Wednesday, September 29, 2010

Surfing With Bot'Ox


"Babylon By Car" is a mysteriously titled 2007 single by the French electroduo Bot'Ox. It's not entirely apparent what this instrumental blend of nu-disco and Krautrock has to do with Babylon, aside from an "Arabic"-sounding flat second in one of the riffs. As Congorock taught us, all you need is some music that sounds vaguely exotic to Western ears and you, too, can claim the mantle of Babylon! No complaints here; Congorock's "Babylon" is one of the best singles of the year, and this one sounds pretty good.

It's possible that "Babylon By Car" is also supposed to conjure memories of the Normal's (and Grace Jones's) "Warm Leatherette", a car song that celebrates kinky thrills while being impaled on your emergency brake. That'd speak to our conception of decadent Babylon, for sure. More interesting is the way the song equates Babylon with driving. As I've argued elsewhere, Babylon songs mention driving almost as often as they mention sex, drugs, and phallic towers. Cars can represent freedom; when the Dolls celebrate Babylon's freedom from societal convention, they drive really fast to get there. Cars can also symbolize status and ennui; when Faster Pussycat have nothing better to do in Babylon, they sit in traffic on the L.A. freeway and hurl insults at other drivers, while they make out and do drugs. When Steely Dan wanna have a threesome, they lure the girls into their car and go for a drive. (Maybe Becker and Purdie hang out in the trunk while Fagen sings and steers.)

Americans love cars, but this symbolic meaning of "Car" is more a Western thing than an American thing; after all, Bot'Ox are French, and their music is indebted to Kraftwerk's autobahn. (Although Kraftwerk may, in turn, be indebted to the symbol of the Car in earlier American rock; further research.) In pop music we love our cars, and they symbolize freedom and status. But when we equate them with Babylon, we acknowledge that maybe something's wrong with that freedom and status. At the very least, it's unnatural. But what's natural? And why do we privilege the natural? This is one of rock 'n' roll's deepest tensions -- its pleasures are undeniable and unbeatable, but they might carry you over the edge.
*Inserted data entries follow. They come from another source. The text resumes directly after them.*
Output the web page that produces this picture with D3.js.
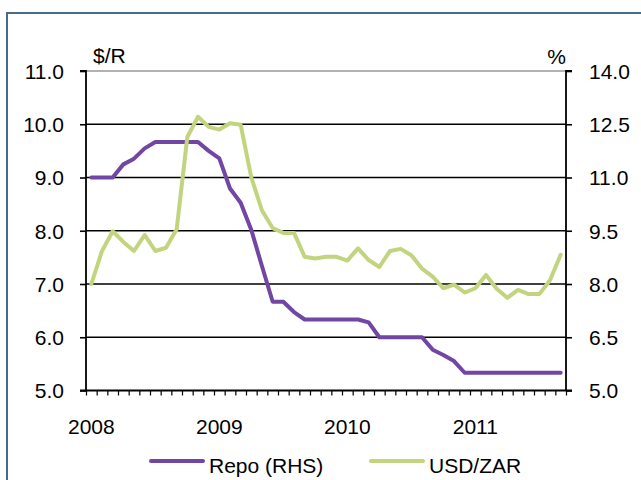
<!DOCTYPE html>
<html>
<head>
<meta charset="utf-8">
<script src="https://cdn.jsdelivr.net/npm/d3@7/dist/d3.min.js"></script>
<style>
  html, body { margin: 0; padding: 0; background: #fff; }
  svg { display: block; font-family: "Liberation Sans", Arial, sans-serif; }
</style>
</head>
<body>
<svg id="chart" width="641" height="480"></svg>
<script>
// Monthly observations, Jan 2008 – Sep 2011
const months = [
  "2008-01","2008-02","2008-03","2008-04","2008-05","2008-06","2008-07","2008-08","2008-09","2008-10","2008-11","2008-12",
  "2009-01","2009-02","2009-03","2009-04","2009-05","2009-06","2009-07","2009-08","2009-09","2009-10","2009-11","2009-12",
  "2010-01","2010-02","2010-03","2010-04","2010-05","2010-06","2010-07","2010-08","2010-09","2010-10","2010-11","2010-12",
  "2011-01","2011-02","2011-03","2011-04","2011-05","2011-06","2011-07","2011-08","2011-09"
];

// Rand per US dollar (left axis)
const usdzar = [
  7.00, 7.62, 7.99, 7.79, 7.62, 7.92, 7.62, 7.68, 8.03, 9.76, 10.14, 9.95,
  9.90, 10.02, 9.99, 9.00, 8.38, 8.05, 7.96, 7.96, 7.51, 7.48, 7.51, 7.51,
  7.44, 7.67, 7.45, 7.32, 7.62, 7.66, 7.54, 7.29, 7.14, 6.92, 6.99, 6.84,
  6.92, 7.17, 6.91, 6.74, 6.89, 6.81, 6.81, 7.07, 7.55
];

// Repo rate, % (right axis)
const repo = [
  11.0, 11.0, 11.0, 11.37, 11.53, 11.82, 12.0, 12.0, 12.0, 12.0, 12.0, 11.75,
  11.54, 10.69, 10.29, 9.52, 8.5, 7.5, 7.5, 7.21, 7.0, 7.0, 7.0, 7.0,
  7.0, 7.0, 6.92, 6.5, 6.5, 6.5, 6.5, 6.5, 6.15, 6.0, 5.83, 5.5,
  5.5, 5.5, 5.5, 5.5, 5.5, 5.5, 5.5, 5.5, 5.5
];

const leftTicks = [5, 6, 7, 8, 9, 10, 11];
const rightTicks = [5, 6.5, 8, 9.5, 11, 12.5, 14];
const yearLabels = { "2008-01": "2008", "2009-01": "2009", "2010-01": "2010", "2011-01": "2011" };

const seriesNames = ["Repo (RHS)", "USD/ZAR"];
const colors = { repo: "#7246a3", usdzar: "#c3d47e" };

const svg = d3.select("#chart");
const plot = { left: 86, right: 566, top: 71, bottom: 390.5 };

// Outer frame (top and left edges visible)
svg.append("path")
  .attr("d", `M7,700 L7,13 L700,13`)
  .attr("fill", "none")
  .attr("stroke", "#4b6a8b")
  .attr("stroke-width", 2);

const x = d3.scaleBand().domain(months).range([plot.left, plot.right]).padding(0);
const xIdx = d3.scaleLinear().domain([0, months.length]).range([plot.left, plot.right]);
const yL = d3.scaleLinear().domain([5, 11]).range([plot.bottom, plot.top]);
const yR = d3.scaleLinear().domain([5, 14]).range([plot.bottom, plot.top]);

// Horizontal gridlines
svg.append("g")
  .selectAll("line")
  .data(leftTicks.filter(d => d > 5))
  .join("line")
  .attr("x1", plot.left).attr("x2", plot.right)
  .attr("y1", d => yL(d)).attr("y2", d => yL(d))
  .attr("stroke", d => d === 11 ? "#999" : "#000")
  .attr("stroke-width", 1.6);

// Left axis
const gL = svg.append("g")
  .attr("transform", `translate(${plot.left},0)`)
  .call(d3.axisLeft(yL).tickValues(leftTicks).tickSize(6).tickPadding(16).tickFormat(d3.format(".1f")));
gL.select(".domain").attr("stroke", "#000").attr("stroke-width", 1.8).attr("d", `M-6,${plot.top}H0V${plot.bottom}`);
gL.selectAll(".tick line").attr("stroke", "#000").attr("stroke-width", 1.6);
gL.selectAll("text").attr("font-size", 21).attr("fill", "#000").attr("dy", "0.35em");

// Right axis
const gR = svg.append("g")
  .attr("transform", `translate(${plot.right},0)`)
  .call(d3.axisRight(yR).tickValues(rightTicks).tickSize(6).tickPadding(17).tickFormat(d3.format(".1f")));
gR.select(".domain").attr("stroke", "#000").attr("stroke-width", 1.8).attr("d", `M6,${plot.top}H0V${plot.bottom}`);
gR.selectAll(".tick line").attr("stroke", "#000").attr("stroke-width", 1.6);
gR.selectAll("text").attr("font-size", 21).attr("fill", "#000").attr("dy", "0.35em");

// Bottom axis: monthly tick marks between categories
const gB = svg.append("g")
  .attr("transform", `translate(0,${plot.bottom})`)
  .call(d3.axisBottom(xIdx).tickValues(d3.range(0, months.length + 1)).tickSize(5).tickFormat(""));
gB.select(".domain").attr("stroke", "#000").attr("stroke-width", 1.8).attr("d", `M${plot.left - 6},0H${plot.right + 6}`);
gB.selectAll(".tick line").attr("stroke", "#000").attr("stroke-width", 1.2);

// Year labels centred on January categories
const gY = svg.append("g")
  .attr("transform", `translate(0,${plot.bottom})`)
  .call(d3.axisBottom(x).tickValues(Object.keys(yearLabels)).tickSize(0).tickPadding(29)
    .tickFormat(d => yearLabels[d]));
gY.select(".domain").remove();
gY.selectAll("text").attr("font-size", 21).attr("fill", "#000");

// Axis unit captions
svg.append("text").attr("x", 93).attr("y", 63).attr("font-size", 21).text("$/R");
svg.append("text").attr("x", 566).attr("y", 64).attr("font-size", 21).attr("text-anchor", "end").text("%");

// Series lines
const cx = d => x(d) + x.bandwidth() / 2;
const lineL = d3.line().x((d, i) => cx(months[i])).y(d => yL(d));
const lineR = d3.line().x((d, i) => cx(months[i])).y(d => yR(d));

svg.append("path")
  .datum(repo)
  .attr("d", lineR)
  .attr("fill", "none")
  .attr("stroke", colors.repo)
  .attr("stroke-width", 4)
  .attr("stroke-linejoin", "round")
  .attr("stroke-linecap", "round");

svg.append("path")
  .datum(usdzar)
  .attr("d", lineL)
  .attr("fill", "none")
  .attr("stroke", colors.usdzar)
  .attr("stroke-width", 4)
  .attr("stroke-linejoin", "round")
  .attr("stroke-linecap", "round");

// Legend
const legend = [
  { name: seriesNames[0], color: colors.repo, x: 151 },
  { name: seriesNames[1], color: colors.usdzar, x: 371 }
];
const lg = svg.append("g");
legend.forEach(l => {
  lg.append("line")
    .attr("x1", l.x).attr("x2", l.x + 52)
    .attr("y1", 461).attr("y2", 461)
    .attr("stroke", l.color).attr("stroke-width", 4).attr("stroke-linecap", "round");
  lg.append("text")
    .attr("x", l.x + 58).attr("y", 472.5)
    .attr("font-size", 21).attr("fill", "#000")
    .text(l.name);
});
</script>
</body>
</html>
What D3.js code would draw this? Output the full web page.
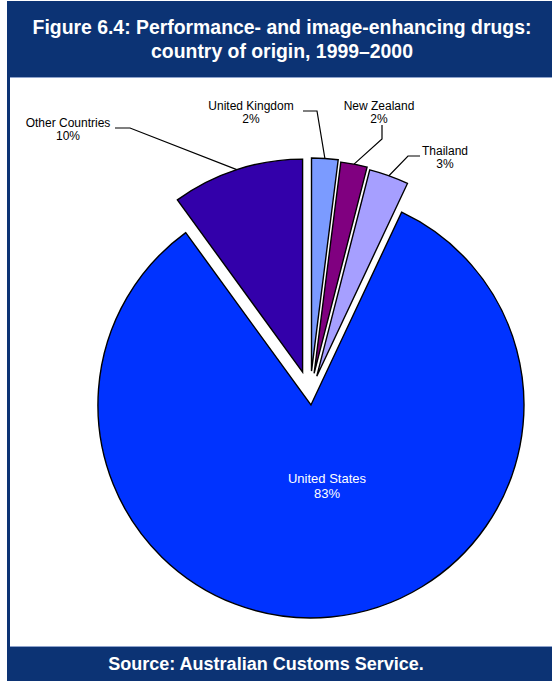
<!DOCTYPE html>
<html>
<head>
<meta charset="utf-8">
<script src="https://cdn.jsdelivr.net/npm/d3@7"></script>
<style>
  html, body { margin: 0; padding: 0; background: #fff; }
  svg { display: block; }
</style>
</head>
<body>
<script>
// Country of origin, shares of detections (per cent), drawn clockwise from 12 o'clock
const categories = ["United Kingdom", "New Zealand", "Thailand", "United States", "Other Countries"];
const shares = [2, 2, 3, 83, 10];
const shareLabels = ["2%", "2%", "3%", "83%", "10%"];

const titleLines = ["Figure 6.4: Performance- and image-enhancing drugs:", "country of origin, 1999\u20132000"];
const sourceText = "Source: Australian Customs Service.";

// Styling and layout
const fills = {
  "United Kingdom": "#7b9bff",
  "New Zealand": "#800080",
  "Thailand": "#a69fff",
  "United States": "#0033ff",
  "Other Countries": "#3300aa"
};
const explode = {
  "United Kingdom": 24,
  "New Zealand": 22,
  "Thailand": 20,
  "United States": 10,
  "Other Countries": 24
};
// label anchor (centre x, first baseline), font size, line gap and leader elbow points
const labelLayout = {
  "United Kingdom": { x: 251, y: 110, size: 12, gap: 13, leader: [[303, 111], [317, 111]] },
  "New Zealand": { x: 379, y: 110, size: 12, gap: 13, leader: [[382, 125], [382, 139]] },
  "Thailand": { x: 445, y: 155, size: 12, gap: 13, leader: [[420, 156], [408, 156]] },
  "United States": { x: 327, y: 483, size: 13, gap: 15, leader: null, color: "#fff" },
  "Other Countries": { x: 68, y: 127, size: 12, gap: 13, leader: [[115, 128], [130, 128]] }
};

const W = 552, H = 681;
const navy = "#0c3374";
const cx = 310, cy = 395, R = 213;

const svg = d3.select("body").append("svg")
  .attr("width", W).attr("height", H);

// frame: navy header/footer band and left rule around a white panel
svg.append("rect").attr("x", 7).attr("y", 1).attr("width", W - 7).attr("height", H - 1).attr("fill", navy);
svg.append("rect").attr("x", 10).attr("y", 78).attr("width", W - 10).attr("height", 568).attr("fill", "#fff");
svg.append("line").attr("x1", 10).attr("x2", W).attr("y1", 77.5).attr("y2", 77.5)
  .attr("stroke", "#8ea3cc").attr("stroke-width", 1);
svg.append("line").attr("x1", 10).attr("x2", W).attr("y1", 646.5).attr("y2", 646.5)
  .attr("stroke", "#8ea3cc").attr("stroke-width", 1);

// title
svg.append("g").selectAll("text").data(titleLines).join("text")
  .attr("x", 282).attr("y", (d, i) => 34 + i * 24)
  .attr("text-anchor", "middle")
  .attr("fill", "#fff")
  .attr("font-family", "Liberation Sans, Arial, sans-serif")
  .attr("font-weight", "bold")
  .attr("font-size", 19.4)
  .text(d => d);

// source
svg.append("text")
  .attr("x", 266).attr("y", 670)
  .attr("text-anchor", "middle")
  .attr("fill", "#fff")
  .attr("font-family", "Liberation Sans, Arial, sans-serif")
  .attr("font-weight", "bold")
  .attr("font-size", 18)
  .text(sourceText);

// pie
const rows = categories.map((c, i) => ({ name: c, value: shares[i], label: shareLabels[i] }));
const pie = d3.pie().value(d => d.value).sort(null).startAngle(0).endAngle(2 * Math.PI);
const arcs = pie(rows);
const arc = d3.arc().innerRadius(0).outerRadius(R);

function offsetOf(a) {
  const mid = (a.startAngle + a.endAngle) / 2;
  const e = explode[a.data.name];
  return [Math.sin(mid) * e, -Math.cos(mid) * e];
}

const pieG = svg.append("g").attr("transform", `translate(${cx},${cy})`);
pieG.selectAll("path").data(arcs).join("path")
  .attr("transform", d => { const o = offsetOf(d); return `translate(${o[0]},${o[1]})`; })
  .attr("d", arc)
  .attr("fill", d => fills[d.data.name])
  .attr("stroke", "#000")
  .attr("stroke-width", 1.4)
  .attr("stroke-linejoin", "miter");

// leader lines from labels to the middle of each slice's outer edge
const leaderG = svg.append("g");
arcs.forEach(a => {
  const lay = labelLayout[a.data.name];
  if (!lay.leader) return;
  const mid = (a.startAngle + a.endAngle) / 2;
  const o = offsetOf(a);
  const end = [cx + o[0] + Math.sin(mid) * R, cy + o[1] - Math.cos(mid) * R];
  const pts = lay.leader.concat([end]);
  leaderG.append("path")
    .attr("d", d3.line()(pts))
    .attr("fill", "none")
    .attr("stroke", "#000")
    .attr("stroke-width", 1.2);
});

// slice labels
const labelG = svg.append("g")
  .attr("font-family", "Liberation Sans, Arial, sans-serif")
  .attr("text-anchor", "middle");
arcs.forEach(a => {
  const lay = labelLayout[a.data.name];
  const t = labelG.append("text")
    .attr("fill", lay.color || "#000")
    .attr("font-size", lay.size);
  t.append("tspan").attr("x", lay.x).attr("y", lay.y).text(a.data.name);
  t.append("tspan").attr("x", lay.x).attr("y", lay.y + lay.gap).text(a.data.label);
});
</script>
</body>
</html>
When singers use Babylon to celebrate their decadence, they pay lip service to that edge. Sometimes, like Steely Dan, they stare right into the void. And just as Babylon lays bare the void that lurks within Sex and Drugs, when it sucks the Car into its decadent milieu, it reveals that the Car contains a void too. Tack it up, tack it up, buddy, now I shut you down.